The current question is whether or not Rajon Rondo is currently participating in this as he chases a record for most consecutive games with double-digit assists. Last night against the Detroit Pistons, Rondo entered the fourth quarter with only six assists. In addition, the Boston Celtics were getting blown out by the Pistons and were outside the realm of a comeback. Instead of resting Rajon Rondo and getting ready for another day to fight, the Celtics pushed for 10 Rondo assists. It almost didn’t work, but Jared Sulllinger hit a jumper in the final minute to secure it. This morning we are wondering whether there is any point to the stat-sheet stuffing that occurred last night with numerous analysts chastising the Celtics actions last night.

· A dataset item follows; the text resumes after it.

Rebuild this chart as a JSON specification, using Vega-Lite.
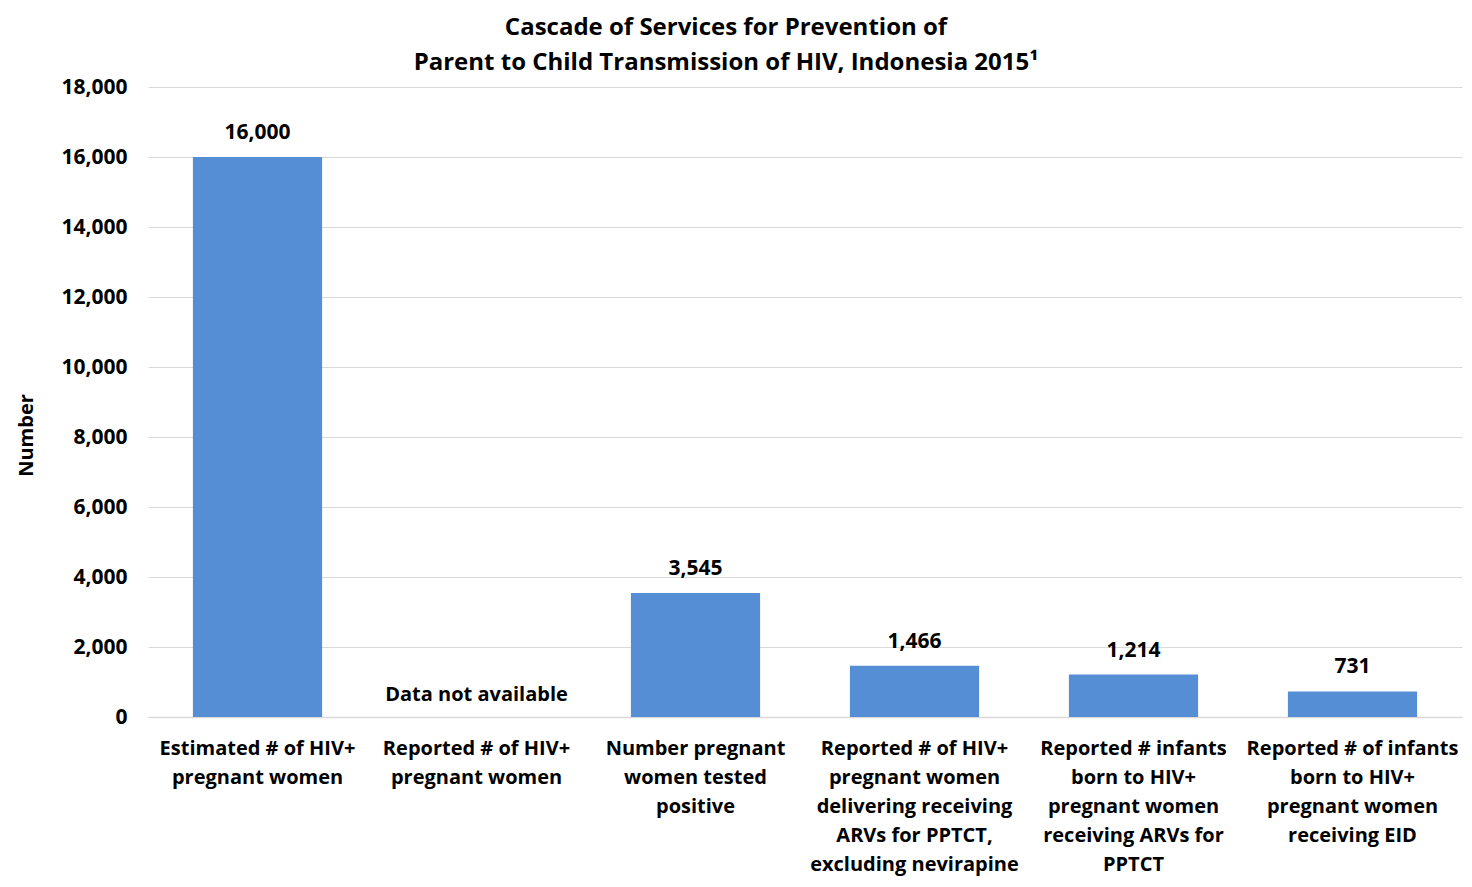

The issue with attacking it now is that it has been going on for years with Rondo and the Celtics. There have been numerous times over the years with Rondo where he would get an easy steal, dribble to the basket and wait for a teammate to come by to feed him for the easy dunk. Not only is he passing up an easy basket for a slightly less guaranteed one, but it is a simple case of stuffing the stat sheet. It really is the only selfish and selfless play at the same time, and basketball is unique for it. On one hand, he’s letting a teammate get into the action of the game and getting on the stat sheet, yet he also could just score his self. Basketball is the only sport where this happens, where trying to help the team can be gunning for themselves.
On last night, I would have let the streak end. There are more important things for the Celtics to accomplish then for Rondo to get a streak. Playing their key guys in a blow-out risked something such as injury when they could have just played the other day. Streaks like this mean nothing at the end of the day. They are cool, but winning is the most important thing.